__Task__: The lines from the top of the material through the line with "Chart.register(...registerables);" are to be set down exactly. Leave the pictures out.

__Supplied material__:
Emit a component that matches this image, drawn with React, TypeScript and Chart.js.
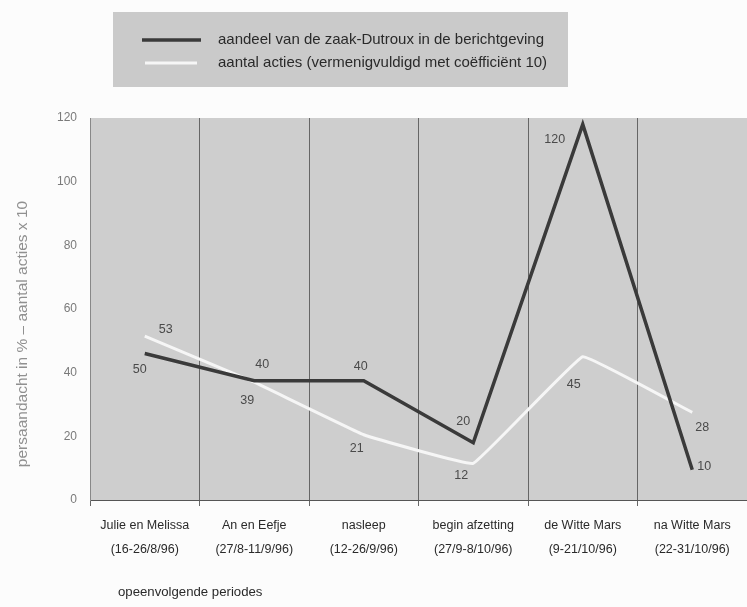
import React, { useEffect, useRef } from "react";
import { Chart, registerables } from "chart.js";
Chart.register(...registerables);

const categories = [
  ["Julie en Melissa", "(16-26/8/96)"],
  ["An en Eefje", "(27/8-11/9/96)"],
  ["nasleep", "(12-26/9/96)"],
  ["begin afzetting", "(27/9-8/10/96)"],
  ["de Witte Mars", "(9-21/10/96)"],
  ["na Witte Mars", "(22-31/10/96)"],
];
const seriesNames = [
  "aandeel van de zaak-Dutroux in de berichtgeving",
  "aantal acties (vermenigvuldigd met coëfficiënt 10)",
];
const mediaShare = [46, 37.5, 37.5, 18, 118, 9.5];
const actions = [51.5, 37, 20.5, 11.5, 45, 27.5];
const mediaShareLabels = ["50", "40", "40", "20", "120", "10"];
const actionsLabels = ["53", "39", "21", "12", "45", "28"];
const yTicks = [0, 20, 40, 60, 80, 100, 120];
const yTitle = "persaandacht in % – aantal acties x 10";
const xTitle = "opeenvolgende periodes";

const FONT = "'Liberation Sans', Arial, sans-serif";

const labelOffsets = [
  [[-5, 16], [8, -16], [-3, -14], [-10, -21], [-28, 15], [12, -3]],
  [[21, -7], [-7, 18], [-7, 14], [-12, 12], [-9, 28], [10, 15]],
];

const bgPlugin = {
  id: "bgPlugin",
  beforeDraw(chart: any) {
    const { ctx, chartArea } = chart;
    ctx.save();
    ctx.fillStyle = "#fcfcfc";
    ctx.fillRect(0, 0, chart.width, chart.height);
    ctx.fillStyle = "#cecece";
    ctx.fillRect(chartArea.left, chartArea.top, chartArea.right - chartArea.left, chartArea.bottom - chartArea.top);
    ctx.restore();
  },
};

const legendBoxPlugin = {
  id: "legendBox",
  afterDraw(chart: any) {
    const { ctx } = chart;
    ctx.save();
    ctx.fillStyle = "#cacaca";
    ctx.fillRect(113, 12, 455, 75);
    const ds = chart.data.datasets;
    const rows = [40, 63];
    ds.forEach((d: any, i: number) => {
      ctx.strokeStyle = d.borderColor;
      ctx.lineWidth = d.borderWidth;
      ctx.beginPath();
      ctx.moveTo(i === 0 ? 142 : 145, rows[i]);
      ctx.lineTo(i === 0 ? 201 : 197, rows[i]);
      ctx.stroke();
      ctx.fillStyle = "#2a2a2a";
      ctx.font = `15px ${FONT}`;
      ctx.textBaseline = "middle";
      ctx.textAlign = "left";
      ctx.fillText(d.label, 218, rows[i]);
    });
    ctx.restore();
  },
};

const pointLabelPlugin = {
  id: "pointLabels",
  afterDatasetsDraw(chart: any) {
    const { ctx } = chart;
    const texts = [mediaShareLabels, actionsLabels];
    ctx.save();
    ctx.font = `12.5px ${FONT}`;
    ctx.fillStyle = "#4a4a4a";
    ctx.textAlign = "center";
    ctx.textBaseline = "middle";
    chart.data.datasets.forEach((_: any, di: number) => {
      const meta = chart.getDatasetMeta(di);
      meta.data.forEach((pt: any, i: number) => {
        const off = labelOffsets[di][i];
        ctx.fillText(texts[di][i], pt.x + off[0], pt.y + off[1]);
      });
    });
    ctx.restore();
  },
};

const titlesPlugin = {
  id: "axisTitles",
  afterDraw(chart: any) {
    const { ctx, chartArea } = chart;
    ctx.save();
    ctx.font = `15.5px ${FONT}`;
    ctx.fillStyle = "#909090";
    ctx.textAlign = "center";
    ctx.textBaseline = "middle";
    ctx.translate(23, chartArea.top + 216);
    ctx.rotate(-Math.PI / 2);
    ctx.fillText(yTitle, 0, 0);
    ctx.restore();
    ctx.save();
    ctx.font = `13.2px ${FONT}`;
    ctx.fillStyle = "#2a2a2a";
    ctx.textAlign = "left";
    ctx.textBaseline = "middle";
    ctx.fillText(xTitle, chartArea.left + 28, 592);
    ctx.restore();
  },
};

export default function App() {
  const ref = useRef<HTMLCanvasElement | null>(null);
  useEffect(() => {
    if (!ref.current) return;
    const chart = new Chart(ref.current, {
      type: "line",
      data: {
        labels: categories,
        datasets: [
          {
            label: seriesNames[0],
            data: mediaShare,
            borderColor: "#3a3a3a",
            borderWidth: 3.5,
            pointRadius: 0,
            tension: 0,
          },
          {
            label: seriesNames[1],
            data: actions,
            borderColor: "#f6f6f6",
            borderWidth: 3,
            pointRadius: 0,
            tension: 0.06,
          },
        ],
      },
      options: {
        animation: false,
        responsive: false,
        layout: { padding: { top: 118, left: 0, right: 0, bottom: 0 } },
        plugins: {
          legend: { display: false },
          tooltip: { enabled: false },
        },
        scales: {
          x: {
            type: "category",
            offset: true,
            grid: {
              offset: true,
              display: true,
              color: "#666",
              lineWidth: 1,
              tickLength: 6,
              drawOnChartArea: true,
            },
            border: { display: true, color: "#555", width: 1 },
            ticks: {
              color: "#2a2a2a",
              font: { family: FONT, size: 12.5, lineHeight: 1.9 },
              padding: 8,
              maxRotation: 0,
              autoSkip: false,
            },
            afterFit(scale: any) {
              scale.height = 107;
            },
          },
          y: {
            min: 0,
            max: 120,
            grid: { display: false, drawTicks: false },
            border: { display: true, color: "#888", width: 1 },
            ticks: {
              color: "#7a7a7a",
              font: { family: FONT, size: 12 },
              padding: 13,
            },
            afterBuildTicks(scale: any) {
              scale.ticks = yTicks.map((v) => ({ value: v }));
            },
            afterFit(scale: any) {
              scale.width = 90;
            },
          },
        },
      },
      plugins: [bgPlugin, pointLabelPlugin, legendBoxPlugin, titlesPlugin],
    });
    return () => chart.destroy();
  }, []);
  return (
    <div style={{ position: "fixed", left: 0, top: 0, width: 747, height: 607 }}>
      <canvas ref={ref} width={747} height={607} style={{ width: 747, height: 607 }} />
    </div>
  );
}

__Reply to the task__:
Emit a component that matches this image, drawn with React, TypeScript and Chart.js.
import React, { useEffect, useRef } from "react";
import { Chart, registerables } from "chart.js";
Chart.register(...registerables);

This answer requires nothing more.